Entirely random, right off the top of my head...
- Nancy Pelosi - Good grief, woman, let it go...! Yeah, you've carved yourself out a cushy spot and god knows how many fund-raising emails claiming a triple match go out every day under your name, but, geez, you're 77 already and I would think you'd want to be home feeding your cats. You're not doing your party or your country any good by refusing to step aside. I'll give you one thing, your hair colorist knows his business.
- Tony Scaramucci - I read that Italian Americans are upset that he's bringing back a lot of Italian stereotypes. That may be, but the overwhelming stereotype that I see is the brash New Yorker who has teethed on the art of totally obnoxious bluster but would completely fall apart if he was handed a typical family's grocery shopping list. Take away the big mouth, the expensive suit, and the carefully coiffed hair, and there's nothing left.
- Chuck Schumer - Visually, a Scaramucci that's been to charm school. He tries to project wisdom and leadership but he's really an empty suit blindly following a party play book that was written in the fifties. As the senior face of the party, he's strictly meh.
- Hillary Clinton - Go away, Hillary, just go away! You're done. Forget your book. Take up raising orchids and see if you can figure out where Bill is and who he's boinking today.
- Reince Priebus - Welcome to Trump's dumpster! Waste Management picks up on Tuesdays.
- Steve Bannon - Double, double, toil and trouble. Fire burn and cauldron bubble. Appetizer suggestion: poached eye of newt (Gingrich, that is).
- Tom Perez - Ichabod Crane with a mustache. Are you kidding me? That's the best they could do?
- Mitch McConnell - Can you picture Mitch and Elaine Chao engaging in pillow talk? I suppose that's about the extent of things when you're born in 1942 and your wife was born in 1968. It'll probably be worse now that the repeal went down in flames. Refill your Cialis Rx , Mitch.
- Dean Heller - My Senator who evidently couldn't find his way out of the forest with a compass and a GPS. Dina and Jacky are comin' to getcha, Dean...!
- John McCain - All you need to know is that he was known as "McNasty" in high school. I sincerely hope his treatment is successful so that, given the gift of a near-death experience, he decides to try living as a human being for his brief remaining years.

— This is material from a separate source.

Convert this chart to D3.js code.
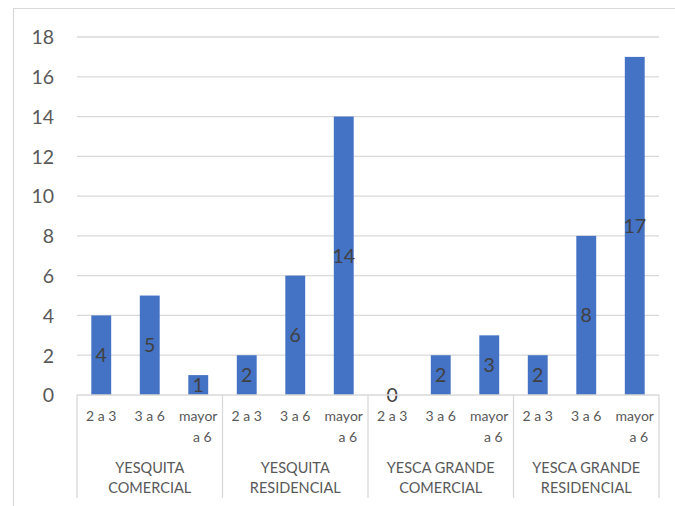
<!DOCTYPE html>
<html>
<head>
<meta charset="utf-8">
<script src="https://cdn.jsdelivr.net/npm/d3@7"></script>
<style>
  html, body { margin: 0; padding: 0; background: #fff; }
  svg { display: block; font-family: Lato, "Open Sans", sans-serif; }
</style>
</head>
<body>
<svg id="chart" width="675" height="506"></svg>
<script>
// Groups along the category axis and their sub-categories
const groups = ["YESQUITA\nCOMERCIAL", "YESQUITA\nRESIDENCIAL", "YESCA GRANDE\nCOMERCIAL", "YESCA GRANDE\nRESIDENCIAL"];
const subcategories = ["2 a 3", "3 a 6", "mayor\na 6"];
// Counts per group, in sub-category order
const values = [
  [4, 5, 1],
  [2, 6, 14],
  [0, 2, 3],
  [2, 8, 17]
];
const yTicks = [0, 2, 4, 6, 8, 10, 12, 14, 16, 18];

const svg = d3.select("#chart");
const W = 675, H = 506;
const plot = { left: 77, right: 659, top: 37, bottom: 395 };

// Flatten into one row per bar
const rows = [];
groups.forEach((g, gi) => subcategories.forEach((s, si) => {
  rows.push({ key: gi + "-" + si, group: gi, sub: s, value: values[gi][si] });
}));

const x = d3.scaleBand().domain(rows.map(d => d.key)).range([plot.left, plot.right]).paddingInner(0.59).paddingOuter(0.295);
const slot = d3.scaleBand().domain(rows.map(d => d.key)).range([plot.left, plot.right]);
const y = d3.scaleLinear().domain([0, 18]).range([plot.bottom, plot.top]);

// Outer chart frame
svg.append("path")
  .attr("d", `M13.5,${H} V8.5 H${W}`)
  .attr("fill", "none").attr("stroke", "#d9d9d9").attr("stroke-width", 1.2);

// Horizontal gridlines
svg.append("g").selectAll("line").data(yTicks.filter(t => t > 0)).join("line")
  .attr("x1", plot.left).attr("x2", plot.right)
  .attr("y1", d => y(d)).attr("y2", d => y(d))
  .attr("stroke", "#d9d9d9").attr("stroke-width", 1.3);

// Value axis labels
const yAxis = d3.axisLeft(y).tickValues(yTicks).tickSize(0).tickPadding(0);
const ya = svg.append("g").attr("transform", `translate(54,0)`).call(yAxis);
ya.select(".domain").remove();
ya.selectAll("text").attr("fill", "#595959").attr("font-size", 19.5).attr("font-family", "Lato, sans-serif").attr("dy", "0.35em");

// Bars
svg.append("g").selectAll("rect").data(rows).join("rect")
  .attr("x", d => x(d.key)).attr("width", x.bandwidth())
  .attr("y", d => y(d.value)).attr("height", d => y(0) - y(d.value))
  .attr("fill", "#4472c4");

// Data labels centred in each bar
svg.append("g").selectAll("text").data(rows).join("text")
  .attr("x", d => x(d.key) + x.bandwidth() / 2)
  .attr("y", d => (y(d.value) + y(0)) / 2)
  .attr("dy", "0.36em")
  .attr("text-anchor", "middle")
  .attr("fill", "#404040").attr("font-size", 19.5)
  .text(d => d.value);

// Category axis line and group separators
svg.append("line").attr("x1", plot.left).attr("x2", plot.right)
  .attr("y1", plot.bottom).attr("y2", plot.bottom)
  .attr("stroke", "#d9d9d9").attr("stroke-width", 1.3);
const sepX = d3.range(groups.length + 1).map(i => plot.left + i * 3 * slot.bandwidth());
svg.append("g").selectAll("line").data(sepX).join("line")
  .attr("x1", d => d).attr("x2", d => d)
  .attr("y1", plot.bottom).attr("y2", 498)
  .attr("stroke", "#d9d9d9").attr("stroke-width", 1.3);

// Sub-category labels
const subG = svg.append("g").attr("fill", "#595959").attr("font-size", 14).attr("text-anchor", "middle");
rows.forEach(d => {
  const t = subG.append("text").attr("x", slot(d.key) + slot.bandwidth() / 2).attr("y", 421);
  d.sub.split("\n").forEach((line, i) => {
    t.append("tspan").attr("x", slot(d.key) + slot.bandwidth() / 2 + (i > 0 ? 4 : 0))
      .attr("dy", i === 0 ? 0 : 21).text(line);
  });
});

// Group labels
const grpG = svg.append("g").attr("fill", "#595959").attr("font-size", 14.5).attr("text-anchor", "middle");
groups.forEach((g, gi) => {
  const cx = (sepX[gi] + sepX[gi + 1]) / 2;
  const t = grpG.append("text").attr("y", 473);
  g.split("\n").forEach((line, i) => {
    t.append("tspan").attr("x", cx).attr("dy", i === 0 ? 0 : 20).text(line);
  });
});
</script>
</body>
</html>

- Barack Obama - A genuinely nice man who, for the most part, was a genuinely shitty President. Note to the Democratic Party: Stop with the emails asking me to endorse Obama's "legacy." I can't bring myself to endorse drone strikes, collateral damage, endless war, total domestic surveillance, and giving Wall Street criminals free passes to keep on sucking blood out of the peasants, and that's the short list.
- Bob Mueller - My jury is out on Bob but, whichever way things fall, I can't wait to see it.
- Donald Trump - What can I say that hasn't already been said? He's truly the "Ugly American" raised to the 10th power.
- Mike Pence - The mild-mannered exterior is so deceiving. If you could peek inside his head, what you would see is what you could only describe as a Hieronymus Bosch painting. His boss is horrible and stupid. Mike is horrible and has at least two brain cells to rub together. Be very afraid!
There's more but it will have to wait for another day.